Rob a store, maybe get a couple hundred dollars. Rob a bank, maybe a few thousand.
Why not avoid the weapons charge and possible FBI involvement and go for an entire ATM, stationed like a cash island in a chunk of concrete?
Last weekend, an area thief did just that, trying to steal an ATM from Patriots Bank in Princeton, just a few miles south of Ottawa.
“They’re easier to pull off than you’d think,” said J.R. Roberts, a security consultant with Security Strategies.
All you need is a pickup truck, chains and a little pulling power to pop off free-standing ATM machines, such as the one stolen in Princeton in a drive-thru lane outside the bank.
The relative ease of such thefts has caused an increase of ATM heists over the past few years, Roberts said.
The FBI doesn’t track ATM theft statistics because many occur at convenience stores or other locations not operated by a bank. Most police departments don’t track the crime specifically, and it’s categorized as theft in most crime statistics.
So there’s no accurate estimate of how widespread ATM theft is, though Roberts said anecdotal evidence of ATM theft rings from numerous states show it’s a growing concern.

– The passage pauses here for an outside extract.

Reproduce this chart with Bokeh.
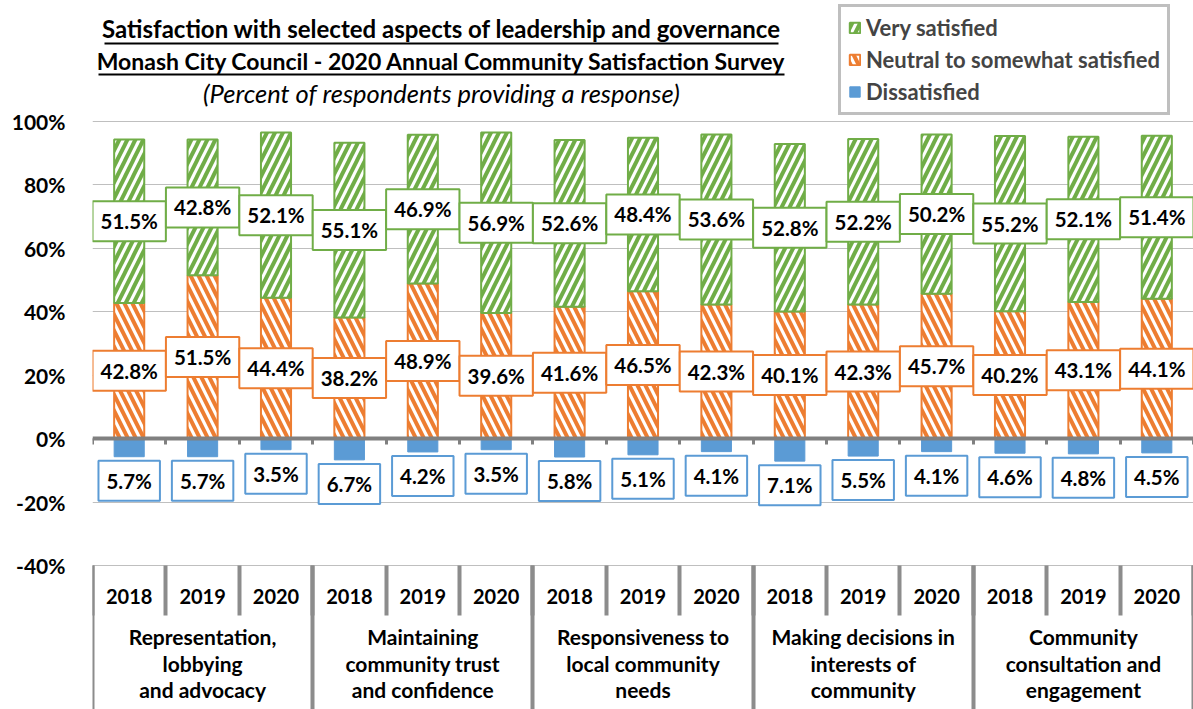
from bokeh.plotting import figure
from bokeh.models import (ColumnDataSource, Range1d, LinearAxis, FixedTicker,
                          PrintfTickFormatter, Legend, LegendItem, Label, BoxAnnotation,
                          CustomJSTickFormatter)
from bokeh.core.properties import value
from bokeh.embed import file_html
from bokeh.resources import INLINE

# ---------------- data ----------------
groups = [
    "Representation,\nlobbying\nand advocacy",
    "Maintaining\ncommunity trust\nand confidence",
    "Responsiveness to\nlocal community\nneeds",
    "Making decisions in\ninterests of\ncommunity",
    "Community\nconsultation and\nengagement",
]
years = ["2018", "2019", "2020"]
very_satisfied = [51.5, 42.8, 52.1, 55.1, 46.9, 56.9, 52.6, 48.4, 53.6, 52.8, 52.2, 50.2, 55.2, 52.1, 51.4]
neutral = [42.8, 51.5, 44.4, 38.2, 48.9, 39.6, 41.6, 46.5, 42.3, 40.1, 42.3, 45.7, 40.2, 43.1, 44.1]
dissatisfied = [5.7, 5.7, 3.5, 6.7, 4.2, 3.5, 5.8, 5.1, 4.1, 7.1, 5.5, 4.1, 4.6, 4.8, 4.5]
y_ticks = [-40, -20, 0, 20, 40, 60, 80, 100]
series_names = ["Very satisfied", "Neutral to somewhat satisfied", "Dissatisfied"]
title_lines = [
    "Satisfaction with selected aspects of leadership and governance",
    "Monash City Council - 2020 Annual Community Satisfaction Survey",
    "(Percent of respondents providing a response)",
]

# ---------------- style ----------------
GREEN = "#70ad47"
ORANGE = "#ed7d31"
BLUE = "#5b9bd5"
SEP = "#8c8c8c"
FONT = "Lato"

n_years = len(years)
slot_labels = [y for g in groups for y in years]
n_slots = len(slot_labels)
pos = [i + 0.5 for i in range(n_slots)]                      # slot centres
bounds = list(range(n_slots + 1))                           # slot boundaries
group_pos = [g * n_years + n_years / 2 for g in range(len(groups))]
group_bounds = list(range(0, n_slots + 1, n_years))
axis_floor = min(y_ticks)

src = ColumnDataSource(dict(
    x=pos,
    neutral=neutral,
    very=very_satisfied,
    dis_neg=[-d for d in dissatisfied],
    vs_mid=[n + v / 2 for n, v in zip(neutral, very_satisfied)],
    n_mid=[n / 2 for n in neutral],
    vs_lab=[f"{v:.1f}%" for v in very_satisfied],
    n_lab=[f"{v:.1f}%" for v in neutral],
    d_lab=[f"{v:.1f}%" for v in dissatisfied],
))

p = figure(width=1193, height=709, x_range=Range1d(0, n_slots), y_range=Range1d(-85.41, 138.15),
           output_backend="svg", toolbar_location=None, x_axis_location=None,
           min_border_left=92, min_border_right=0, min_border_top=0, min_border_bottom=0)
p.outline_line_color = None
p.background_fill_color = "white"
p.border_fill_color = "white"

# bars
rs = p.vbar_stack(["neutral", "very"], x="x", width=0.41, source=src,
                  fill_color="white", line_color=[ORANGE, GREEN], line_width=2,
                  hatch_pattern=["\\", "/"], hatch_color=[ORANGE, GREEN],
                  hatch_weight=4, hatch_scale=16)
rd = p.vbar(x="x", top=0, bottom="dis_neg", width=0.41, source=src,
            fill_color=BLUE, line_color=BLUE)

# grid / y axis
p.xgrid.visible = False
p.ygrid.ticker = FixedTicker(ticks=y_ticks)
p.ygrid.grid_line_color = "#bfbfbf"
p.ygrid.grid_line_width = 1
ya = p.yaxis[0]
ya.ticker = FixedTicker(ticks=y_ticks)
ya.formatter = PrintfTickFormatter(format="%d%%")
ya.axis_line_color = None
ya.major_tick_line_color = None
ya.minor_tick_line_color = None
ya.major_tick_out = 0
ya.major_label_standoff = 27
ya.major_label_text_font = FONT
ya.major_label_text_font_style = "bold"
ya.major_label_text_font_size = "21px"
ya.major_label_text_color = "black"

def label_axis(ticks, labels, standoff, size, line_height=1.2):
    ax = LinearAxis(fixed_location=axis_floor, ticker=FixedTicker(ticks=ticks),
                    major_label_overrides={x: s for x, s in zip(ticks, labels)},
                    major_label_standoff=standoff,
                    major_label_text_font=FONT, major_label_text_font_style="bold",
                    major_label_text_font_size=size, major_label_text_color="black",
                    major_label_text_line_height=line_height,
                    major_tick_line_color=None, minor_tick_line_color=None,
                    major_tick_out=0, major_tick_in=0, axis_line_color=None)
    p.add_layout(ax, "below")
    return ax

label_axis(pos, slot_labels, 24, "20px")                   # years
label_axis(group_pos, groups, 59, "21px", 1.05)           # groups

blank = CustomJSTickFormatter(code="return ''")

def sep_axis(loc, ticks, length, color, width, line_color=None, line_width=1):
    ax = LinearAxis(fixed_location=loc, ticker=FixedTicker(ticks=ticks), formatter=blank,
                    major_tick_in=0, major_tick_out=length,
                    major_tick_line_color=color, major_tick_line_width=width,
                    minor_tick_line_color=None,
                    axis_line_color=line_color, axis_line_width=line_width)
    p.add_layout(ax, "below")
    return ax

sep_axis(0, bounds, 6, "#808080", 3, line_color="#808080", line_width=4)   # zero line
sep_axis(axis_floor, bounds, 50, SEP, 4)                                   # year separators
sep_axis(axis_floor, group_bounds, 150, SEP, 4)                            # group separators

# data labels
common = dict(source=src, text_font=value(FONT), text_font_style="bold", text_font_size="20.5px",
              text_align="center", text_baseline="middle", text_color="black",
              background_fill_color="white", border_line_width=2, padding=8)
p.text(x="x", y="vs_mid", text="vs_lab", border_line_color=GREEN, **common)
p.text(x="x", y="n_mid", text="n_lab", border_line_color=ORANGE, **common)
p.text(x="x", y="dis_neg", text="d_lab", y_offset=24, border_line_color=BLUE, **common)

# legend
legend = Legend(items=[
    LegendItem(label=series_names[0], renderers=[rs[1]]),
    LegendItem(label=series_names[1], renderers=[rs[0]]),
    LegendItem(label=series_names[2], renderers=[rd]),
], location=(746, 594))
legend.label_text_font = FONT
legend.label_text_font_style = "bold"
legend.label_text_font_size = "22px"
legend.label_height = 20
legend.glyph_width = 13
legend.glyph_height = 13
legend.label_standoff = 5
legend.spacing = 5
legend.padding = 7
legend.border_line_color = "#808080"
legend.border_line_width = 3
legend.background_fill_color = "white"
legend.background_fill_alpha = 1
legend.margin = 0
p.add_layout(legend)

# titles (screen units, relative to the plot frame)
title_styles = [("bold", "24px", 681), ("bold", "23px", 649), ("italic", "25.5px", 617)]
for txt, (style, size, yy) in zip(title_lines, title_styles):
    p.add_layout(Label(x=349, y=yy, x_units="screen", y_units="screen", text=txt,
                       text_font=FONT, text_font_style=style,
                       text_font_size=size, text_align="center", text_baseline="middle",
                       text_color="black"))
for (l, r, t) in [(12, 686, 667), (6, 692, 636)]:
    p.add_layout(BoxAnnotation(left=l, right=r, top=t, bottom=t - 2,
                               left_units="screen", right_units="screen",
                               top_units="screen", bottom_units="screen",
                               fill_color="black", fill_alpha=1, line_color=None))

open("out.html", "w").write(file_html(p, INLINE))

The increase has caused ATM manufacturers to ramp up theft-prevention efforts. A variety of measures reduce thefts, but it’s mostly about location, Roberts said.
It’s the free-standing machines, such as the one in Princeton, that prove most attractive to thieves. The ones connected to buildings, for instance, are much more difficult to remove.
In convenience stores, Roberts said, a simple measure like placing a machine in the back of a store provides enough obstacles to deter thieves.
An ATM’s placement also influences the security level of the machine, said James Phillips, vice president of sales and marketing for Triton, an ATM manufacturer with more than 100,000 ATMs in the country.
Overall machine size and the width of steel protecting it can vary from a couple hundred pounds for more secure locations to more than 2,000 pounds for machines in unmonitored locations.
Some machines are also connected to alarm systems, which quickly alert police. And there’s always the chance an ATM has an alarm of its own.
Phillips said some of their units come equipped with a 120-decibel siren inside the ATM, enough to drive anyone away screaming, hands over ears.
“That’s the intent,” Phillips said.
If a pack of thieves does make away with a machine, there’s a final obstacle: opening it up.
That will take hours of hammering away with no guarantee of a big score. How much cash is in an ATM varies, but it can be as little as a few hundred dollars, Phillips said.
“A lot of times, it’s not worth the effort,” he said.
Franklin County authorities have yet to catch up with their suspect, recently identified as Jason Michael Smith, 33. Police say Smith eluded police after crashing the getaway car in Williamsburg and fleeing on foot. But the running bandit was forced to leave behind the heavy fruit of his labor — the ATM — for a more nimble, and in all likelihood temporary, escape.